Set task - Copy all the data exactly, except the pictures.

Stored data -
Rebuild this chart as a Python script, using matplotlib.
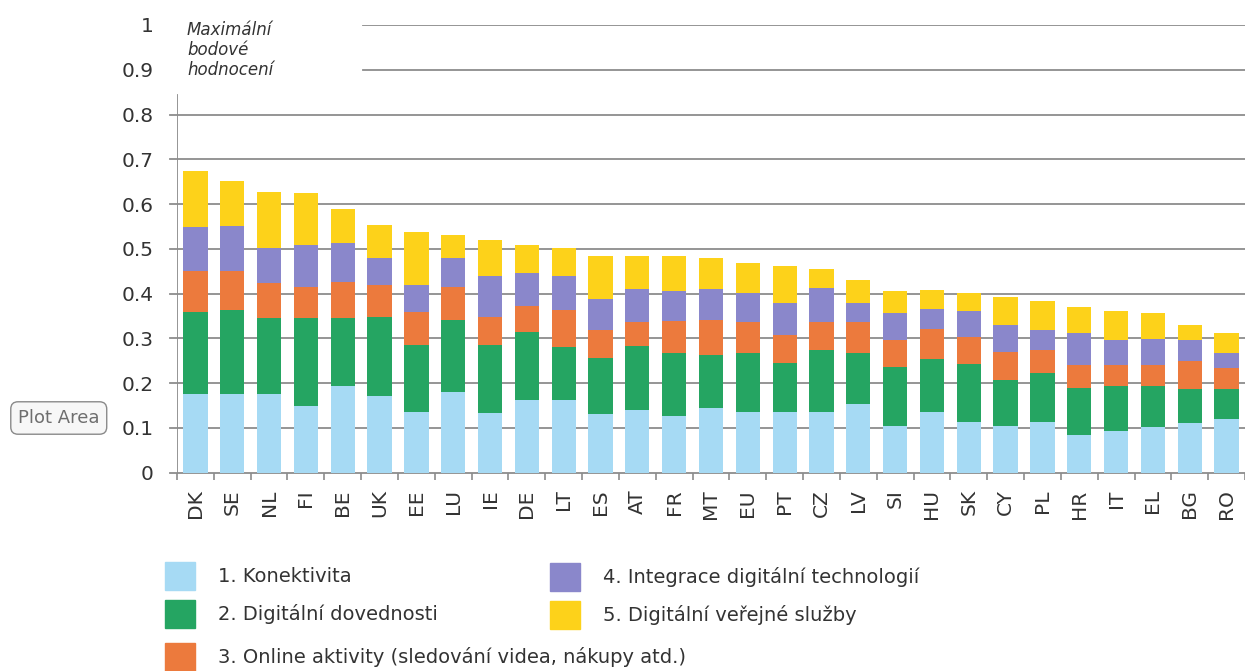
import matplotlib.pyplot as plt
from matplotlib.patches import Rectangle
import numpy as np

# DATA
countries = ["DK", "SE", "NL", "FI", "BE", "UK", "EE", "LU", "IE", "DE",
             "LT", "ES", "AT", "FR", "MT", "EU", "PT", "CZ", "LV", "SI",
             "HU", "SK", "CY", "PL", "HR", "IT", "EL", "BG", "RO"]

konektivita = [0.175, 0.175, 0.175, 0.149, 0.194, 0.171, 0.136, 0.181, 0.133, 0.162,
               0.162, 0.131, 0.140, 0.127, 0.144, 0.135, 0.135, 0.135, 0.153, 0.105,
               0.136, 0.114, 0.105, 0.114, 0.084, 0.093, 0.101, 0.110, 0.121]
dovednosti = [0.183, 0.188, 0.170, 0.196, 0.151, 0.177, 0.149, 0.160, 0.152, 0.153,
              0.119, 0.126, 0.144, 0.141, 0.120, 0.133, 0.109, 0.139, 0.114, 0.131,
              0.117, 0.129, 0.102, 0.108, 0.106, 0.101, 0.093, 0.078, 0.067]
online = [0.092, 0.087, 0.078, 0.070, 0.082, 0.071, 0.075, 0.074, 0.063, 0.058,
          0.082, 0.062, 0.053, 0.071, 0.077, 0.069, 0.063, 0.063, 0.070, 0.061,
          0.069, 0.061, 0.063, 0.052, 0.050, 0.046, 0.046, 0.062, 0.045]
integrace = [0.098, 0.100, 0.080, 0.094, 0.087, 0.060, 0.059, 0.064, 0.091, 0.074,
             0.076, 0.068, 0.073, 0.067, 0.069, 0.064, 0.073, 0.076, 0.041, 0.059,
             0.044, 0.057, 0.061, 0.045, 0.073, 0.056, 0.058, 0.046, 0.035]
verejne = [0.127, 0.102, 0.124, 0.115, 0.074, 0.074, 0.119, 0.052, 0.081, 0.062,
           0.062, 0.096, 0.073, 0.077, 0.069, 0.068, 0.082, 0.043, 0.052, 0.050,
           0.041, 0.040, 0.062, 0.064, 0.058, 0.066, 0.059, 0.035, 0.045]

series = [konektivita, dovednosti, online, integrace, verejne]
labels = ["1. Konektivita",
          "2. Digitální dovednosti",
          "3. Online aktivity (sledování videa, nákupy atd.)",
          "4. Integrace digitální technologií",
          "5. Digitální veřejné služby"]
colors = ["#a6daf4", "#25a562", "#ec7a3d", "#8a87cb", "#fdd21a"]

yticks = [0, 0.1, 0.2, 0.3, 0.4, 0.5, 0.6, 0.7, 0.8, 0.9, 1]

W, H = 1245, 671
fig = plt.figure(figsize=(W / 100, H / 100), dpi=100)
ax = fig.add_axes([177 / W, 1 - 472.7 / H, (W - 177) / W, (472.7 - 25) / H])

x = np.arange(len(countries))
bottom = np.zeros(len(countries))
for vals, c in zip(series, colors):
    ax.bar(x, vals, bottom=bottom, width=0.66, color=c, zorder=3)
    bottom += np.array(vals)

ax.set_xlim(-0.5, len(countries) - 0.5)
ax.set_ylim(0, 1)

# grid lines: lower ones stick out a little left, top two start after the note
for t in yticks:
    if t >= 0.9:
        ax.axhline(t, xmin=0.174, xmax=1, color="#8c8c8c", lw=1.3, zorder=1)
    else:
        ax.axhline(t, xmin=-0.007, xmax=1, color="#8c8c8c", lw=1.3,
                   zorder=1, clip_on=False)
ax.axvline(-0.5, ymin=0, ymax=0.844, color="#8c8c8c", lw=1.3, zorder=4)

for s in ax.spines.values():
    s.set_visible(False)

ax.set_yticks(yticks)
ax.set_yticklabels([("%g" % t) for t in yticks])
ax.tick_params(axis="y", length=0, pad=17, labelsize=14.5, labelcolor="#333333")

ax.set_xticks(x)
ax.set_xticklabels(countries, rotation=90)
ax.tick_params(axis="x", length=0, pad=12, labelsize=14.5, labelcolor="#333333")
ax.set_xticks(np.arange(len(countries) + 1) - 0.5, minor=True)
ax.tick_params(axis="x", which="minor", length=5, width=1.2, color="#8c8c8c",
               direction="out")

ax.text(187 / W, 1 - 50 / H, "Maximální\nbodové\nhodnocení", transform=fig.transFigure,
        fontsize=12, style="italic", color="#333333", va="center", ha="left",
        linespacing=1.15)

# legend drawn by hand (Excel layout)
leg = [(165, 576, 0), (165, 614, 1), (165, 657, 2), (550, 577, 3), (550, 615, 4)]
for px, py, i in leg:
    fig.add_artist(Rectangle((px / W, 1 - (py + 14) / H), 30 / W, 28 / H,
                             transform=fig.transFigure, color=colors[i]))
    tx = 218 if px < 300 else 603
    fig.text(tx / W, 1 - py / H, labels[i], fontsize=14, color="#333333",
             va="center", ha="left")

# "Plot Area" tooltip left over from the screenshot
fig.text(18 / W, 1 - 418 / H, "Plot Area", fontsize=13, color="#6e6e6e",
         va="center", ha="left", zorder=10,
         bbox=dict(boxstyle="round,pad=0.4", fc="#f7f7f7", ec="#8a8a8a", lw=1))

fig.savefig("out.png", dpi=100)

Task solution -
Rebuild this chart as a Python script, using matplotlib.
import matplotlib.pyplot as plt
from matplotlib.patches import Rectangle
import numpy as np

# DATA
countries = ["DK", "SE", "NL", "FI", "BE", "UK", "EE", "LU", "IE", "DE",
             "LT", "ES", "AT", "FR", "MT", "EU", "PT", "CZ", "LV", "SI",
             "HU", "SK", "CY", "PL", "HR", "IT", "EL", "BG", "RO"]

konektivita = [0.175, 0.175, 0.175, 0.149, 0.194, 0.171, 0.136, 0.181, 0.133, 0.162,
               0.162, 0.131, 0.140, 0.127, 0.144, 0.135, 0.135, 0.135, 0.153, 0.105,
               0.136, 0.114, 0.105, 0.114, 0.084, 0.093, 0.101, 0.110, 0.121]
dovednosti = [0.183, 0.188, 0.170, 0.196, 0.151, 0.177, 0.149, 0.160, 0.152, 0.153,
              0.119, 0.126, 0.144, 0.141, 0.120, 0.133, 0.109, 0.139, 0.114, 0.131,
              0.117, 0.129, 0.102, 0.108, 0.106, 0.101, 0.093, 0.078, 0.067]
online = [0.092, 0.087, 0.078, 0.070, 0.082, 0.071, 0.075, 0.074, 0.063, 0.058,
          0.082, 0.062, 0.053, 0.071, 0.077, 0.069, 0.063, 0.063, 0.070, 0.061,
          0.069, 0.061, 0.063, 0.052, 0.050, 0.046, 0.046, 0.062, 0.045]
integrace = [0.098, 0.100, 0.080, 0.094, 0.087, 0.060, 0.059, 0.064, 0.091, 0.074,
             0.076, 0.068, 0.073, 0.067, 0.069, 0.064, 0.073, 0.076, 0.041, 0.059,
             0.044, 0.057, 0.061, 0.045, 0.073, 0.056, 0.058, 0.046, 0.035]
verejne = [0.127, 0.102, 0.124, 0.115, 0.074, 0.074, 0.119, 0.052, 0.081, 0.062,
           0.062, 0.096, 0.073, 0.077, 0.069, 0.068, 0.082, 0.043, 0.052, 0.050,
           0.041, 0.040, 0.062, 0.064, 0.058, 0.066, 0.059, 0.035, 0.045]

series = [konektivita, dovednosti, online, integrace, verejne]
labels = ["1. Konektivita",
          "2. Digitální dovednosti",
          "3. Online aktivity (sledování videa, nákupy atd.)",
          "4. Integrace digitální technologií",
          "5. Digitální veřejné služby"]
colors = ["#a6daf4", "#25a562", "#ec7a3d", "#8a87cb", "#fdd21a"]

yticks = [0, 0.1, 0.2, 0.3, 0.4, 0.5, 0.6, 0.7, 0.8, 0.9, 1]

W, H = 1245, 671
fig = plt.figure(figsize=(W / 100, H / 100), dpi=100)
ax = fig.add_axes([177 / W, 1 - 472.7 / H, (W - 177) / W, (472.7 - 25) / H])

x = np.arange(len(countries))
bottom = np.zeros(len(countries))
for vals, c in zip(series, colors):
    ax.bar(x, vals, bottom=bottom, width=0.66, color=c, zorder=3)
    bottom += np.array(vals)

ax.set_xlim(-0.5, len(countries) - 0.5)
ax.set_ylim(0, 1)

# grid lines: lower ones stick out a little left, top two start after the note
for t in yticks:
    if t >= 0.9:
        ax.axhline(t, xmin=0.174, xmax=1, color="#8c8c8c", lw=1.3, zorder=1)
    else:
        ax.axhline(t, xmin=-0.007, xmax=1, color="#8c8c8c", lw=1.3,
                   zorder=1, clip_on=False)
ax.axvline(-0.5, ymin=0, ymax=0.844, color="#8c8c8c", lw=1.3, zorder=4)

for s in ax.spines.values():
    s.set_visible(False)

ax.set_yticks(yticks)
ax.set_yticklabels([("%g" % t) for t in yticks])
ax.tick_params(axis="y", length=0, pad=17, labelsize=14.5, labelcolor="#333333")

ax.set_xticks(x)
ax.set_xticklabels(countries, rotation=90)
ax.tick_params(axis="x", length=0, pad=12, labelsize=14.5, labelcolor="#333333")
ax.set_xticks(np.arange(len(countries) + 1) - 0.5, minor=True)
ax.tick_params(axis="x", which="minor", length=5, width=1.2, color="#8c8c8c",
               direction="out")

ax.text(187 / W, 1 - 50 / H, "Maximální\nbodové\nhodnocení", transform=fig.transFigure,
        fontsize=12, style="italic", color="#333333", va="center", ha="left",
        linespacing=1.15)

# legend drawn by hand (Excel layout)
leg = [(165, 576, 0), (165, 614, 1), (165, 657, 2), (550, 577, 3), (550, 615, 4)]
for px, py, i in leg:
    fig.add_artist(Rectangle((px / W, 1 - (py + 14) / H), 30 / W, 28 / H,
                             transform=fig.transFigure, color=colors[i]))
    tx = 218 if px < 300 else 603
    fig.text(tx / W, 1 - py / H, labels[i], fontsize=14, color="#333333",
             va="center", ha="left")

# "Plot Area" tooltip left over from the screenshot
fig.text(18 / W, 1 - 418 / H, "Plot Area", fontsize=13, color="#6e6e6e",
         va="center", ha="left", zorder=10,
         bbox=dict(boxstyle="round,pad=0.4", fc="#f7f7f7", ec="#8a8a8a", lw=1))

fig.savefig("out.png", dpi=100)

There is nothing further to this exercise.